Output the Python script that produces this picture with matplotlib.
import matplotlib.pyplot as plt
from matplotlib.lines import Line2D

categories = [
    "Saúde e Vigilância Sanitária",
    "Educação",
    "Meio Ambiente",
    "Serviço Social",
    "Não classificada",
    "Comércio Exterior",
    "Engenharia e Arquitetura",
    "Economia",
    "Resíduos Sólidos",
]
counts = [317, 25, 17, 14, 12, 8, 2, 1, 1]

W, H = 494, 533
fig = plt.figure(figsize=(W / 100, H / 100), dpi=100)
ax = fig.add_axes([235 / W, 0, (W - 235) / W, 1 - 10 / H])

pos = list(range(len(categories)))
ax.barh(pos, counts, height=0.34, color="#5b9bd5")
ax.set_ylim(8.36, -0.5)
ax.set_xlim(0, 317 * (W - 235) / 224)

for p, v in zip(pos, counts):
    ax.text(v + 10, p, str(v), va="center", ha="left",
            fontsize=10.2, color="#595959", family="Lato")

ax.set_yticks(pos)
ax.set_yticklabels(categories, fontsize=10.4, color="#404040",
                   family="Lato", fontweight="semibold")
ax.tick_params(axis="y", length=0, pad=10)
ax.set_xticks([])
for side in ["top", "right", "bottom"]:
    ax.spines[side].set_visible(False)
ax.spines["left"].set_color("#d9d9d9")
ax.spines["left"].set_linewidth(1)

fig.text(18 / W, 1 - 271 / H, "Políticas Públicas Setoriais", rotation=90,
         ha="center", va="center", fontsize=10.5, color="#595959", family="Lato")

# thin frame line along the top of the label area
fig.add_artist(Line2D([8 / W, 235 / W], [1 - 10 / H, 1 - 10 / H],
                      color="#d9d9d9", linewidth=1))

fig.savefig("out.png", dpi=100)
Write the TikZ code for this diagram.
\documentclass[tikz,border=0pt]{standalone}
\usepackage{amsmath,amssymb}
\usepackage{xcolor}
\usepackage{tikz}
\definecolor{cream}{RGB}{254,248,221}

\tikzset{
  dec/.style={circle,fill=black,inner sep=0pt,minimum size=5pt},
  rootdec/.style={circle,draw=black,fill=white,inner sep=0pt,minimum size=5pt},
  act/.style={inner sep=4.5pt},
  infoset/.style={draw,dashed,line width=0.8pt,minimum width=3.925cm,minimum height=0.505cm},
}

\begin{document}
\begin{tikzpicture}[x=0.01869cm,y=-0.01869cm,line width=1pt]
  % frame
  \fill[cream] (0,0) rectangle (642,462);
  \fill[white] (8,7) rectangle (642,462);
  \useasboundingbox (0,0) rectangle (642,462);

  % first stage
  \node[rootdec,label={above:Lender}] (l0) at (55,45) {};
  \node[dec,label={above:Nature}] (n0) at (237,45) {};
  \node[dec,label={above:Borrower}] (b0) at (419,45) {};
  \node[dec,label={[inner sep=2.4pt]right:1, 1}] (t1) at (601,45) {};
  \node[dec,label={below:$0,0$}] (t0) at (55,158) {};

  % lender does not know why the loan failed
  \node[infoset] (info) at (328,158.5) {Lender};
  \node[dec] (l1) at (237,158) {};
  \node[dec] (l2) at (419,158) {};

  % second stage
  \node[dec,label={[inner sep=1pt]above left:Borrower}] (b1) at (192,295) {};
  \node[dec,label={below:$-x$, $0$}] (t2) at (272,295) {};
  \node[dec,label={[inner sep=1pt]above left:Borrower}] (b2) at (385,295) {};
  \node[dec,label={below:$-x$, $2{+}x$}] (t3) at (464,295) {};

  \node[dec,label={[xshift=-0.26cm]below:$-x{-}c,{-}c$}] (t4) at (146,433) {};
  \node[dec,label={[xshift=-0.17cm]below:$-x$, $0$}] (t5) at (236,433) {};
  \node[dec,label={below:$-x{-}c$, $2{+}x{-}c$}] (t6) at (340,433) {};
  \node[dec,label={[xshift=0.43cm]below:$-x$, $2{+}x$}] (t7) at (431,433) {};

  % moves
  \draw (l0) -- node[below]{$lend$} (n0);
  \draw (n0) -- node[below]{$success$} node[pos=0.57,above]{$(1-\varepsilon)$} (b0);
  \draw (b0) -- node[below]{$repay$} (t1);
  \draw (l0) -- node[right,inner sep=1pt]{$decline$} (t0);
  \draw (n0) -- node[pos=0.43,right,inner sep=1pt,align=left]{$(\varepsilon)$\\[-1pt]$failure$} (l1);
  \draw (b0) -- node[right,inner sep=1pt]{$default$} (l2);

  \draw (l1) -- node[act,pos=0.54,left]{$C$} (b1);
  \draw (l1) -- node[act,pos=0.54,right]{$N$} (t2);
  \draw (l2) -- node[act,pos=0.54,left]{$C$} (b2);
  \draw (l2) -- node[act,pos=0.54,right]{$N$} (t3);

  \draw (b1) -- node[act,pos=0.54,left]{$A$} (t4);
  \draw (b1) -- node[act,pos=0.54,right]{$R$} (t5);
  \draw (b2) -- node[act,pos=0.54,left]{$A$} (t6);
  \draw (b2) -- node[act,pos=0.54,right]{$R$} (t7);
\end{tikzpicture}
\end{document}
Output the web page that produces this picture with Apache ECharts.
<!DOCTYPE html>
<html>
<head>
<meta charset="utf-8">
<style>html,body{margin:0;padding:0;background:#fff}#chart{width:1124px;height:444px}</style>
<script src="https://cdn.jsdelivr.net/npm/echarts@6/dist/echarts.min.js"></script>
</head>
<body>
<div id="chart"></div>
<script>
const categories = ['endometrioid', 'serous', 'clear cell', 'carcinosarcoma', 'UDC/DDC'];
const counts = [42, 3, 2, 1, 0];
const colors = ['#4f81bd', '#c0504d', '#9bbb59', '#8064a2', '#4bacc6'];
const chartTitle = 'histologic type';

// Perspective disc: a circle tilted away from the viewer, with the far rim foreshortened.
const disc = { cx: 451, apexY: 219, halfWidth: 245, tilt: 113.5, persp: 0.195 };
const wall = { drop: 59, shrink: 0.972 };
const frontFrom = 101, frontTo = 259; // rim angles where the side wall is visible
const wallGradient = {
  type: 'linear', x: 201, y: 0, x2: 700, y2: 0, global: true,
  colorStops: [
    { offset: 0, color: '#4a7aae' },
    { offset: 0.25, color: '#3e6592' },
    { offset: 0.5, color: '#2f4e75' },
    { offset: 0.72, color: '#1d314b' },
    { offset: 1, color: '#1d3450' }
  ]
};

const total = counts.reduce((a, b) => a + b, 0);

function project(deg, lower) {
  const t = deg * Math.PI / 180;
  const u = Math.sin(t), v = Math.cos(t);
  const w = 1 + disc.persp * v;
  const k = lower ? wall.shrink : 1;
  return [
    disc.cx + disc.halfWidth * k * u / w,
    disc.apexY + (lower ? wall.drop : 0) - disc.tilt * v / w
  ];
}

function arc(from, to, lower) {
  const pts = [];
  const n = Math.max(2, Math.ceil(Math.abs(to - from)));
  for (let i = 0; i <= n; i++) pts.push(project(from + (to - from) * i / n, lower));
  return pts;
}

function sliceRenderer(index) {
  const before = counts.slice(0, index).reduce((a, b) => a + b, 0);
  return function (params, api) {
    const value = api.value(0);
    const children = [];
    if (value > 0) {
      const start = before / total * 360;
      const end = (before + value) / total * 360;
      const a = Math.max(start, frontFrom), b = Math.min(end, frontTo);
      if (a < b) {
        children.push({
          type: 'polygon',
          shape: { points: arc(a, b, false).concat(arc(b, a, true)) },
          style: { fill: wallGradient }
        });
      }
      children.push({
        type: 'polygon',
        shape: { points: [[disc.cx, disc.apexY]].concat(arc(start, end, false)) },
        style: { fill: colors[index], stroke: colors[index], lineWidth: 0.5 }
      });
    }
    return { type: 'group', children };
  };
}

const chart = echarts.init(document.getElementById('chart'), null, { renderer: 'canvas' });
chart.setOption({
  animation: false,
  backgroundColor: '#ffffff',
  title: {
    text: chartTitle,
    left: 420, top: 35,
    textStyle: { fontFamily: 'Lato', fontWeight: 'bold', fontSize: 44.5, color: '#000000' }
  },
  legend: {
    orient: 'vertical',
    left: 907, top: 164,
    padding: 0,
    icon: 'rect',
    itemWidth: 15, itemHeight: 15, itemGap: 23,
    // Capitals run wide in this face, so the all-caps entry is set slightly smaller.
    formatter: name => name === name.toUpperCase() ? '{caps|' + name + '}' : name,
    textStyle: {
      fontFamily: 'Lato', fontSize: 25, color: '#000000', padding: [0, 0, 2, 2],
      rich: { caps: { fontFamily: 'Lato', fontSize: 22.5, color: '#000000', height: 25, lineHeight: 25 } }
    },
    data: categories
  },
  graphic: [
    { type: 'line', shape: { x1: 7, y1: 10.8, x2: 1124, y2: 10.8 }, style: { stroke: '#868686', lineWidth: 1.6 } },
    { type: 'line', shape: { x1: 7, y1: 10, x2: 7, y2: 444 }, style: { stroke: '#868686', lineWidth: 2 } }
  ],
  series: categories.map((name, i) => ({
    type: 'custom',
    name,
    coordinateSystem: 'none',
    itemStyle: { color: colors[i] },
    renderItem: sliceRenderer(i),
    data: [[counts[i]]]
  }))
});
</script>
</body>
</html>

→ **EXERCISE DETAILS**
Reproduce, please, the lines of the material from its first line down to the line containing "from matplotlib.lines import Line2D", keeping both ends and nothing beyond them.

→ **REPLY**
Output the Python script that produces this picture with matplotlib.
import matplotlib.pyplot as plt
from matplotlib.lines import Line2D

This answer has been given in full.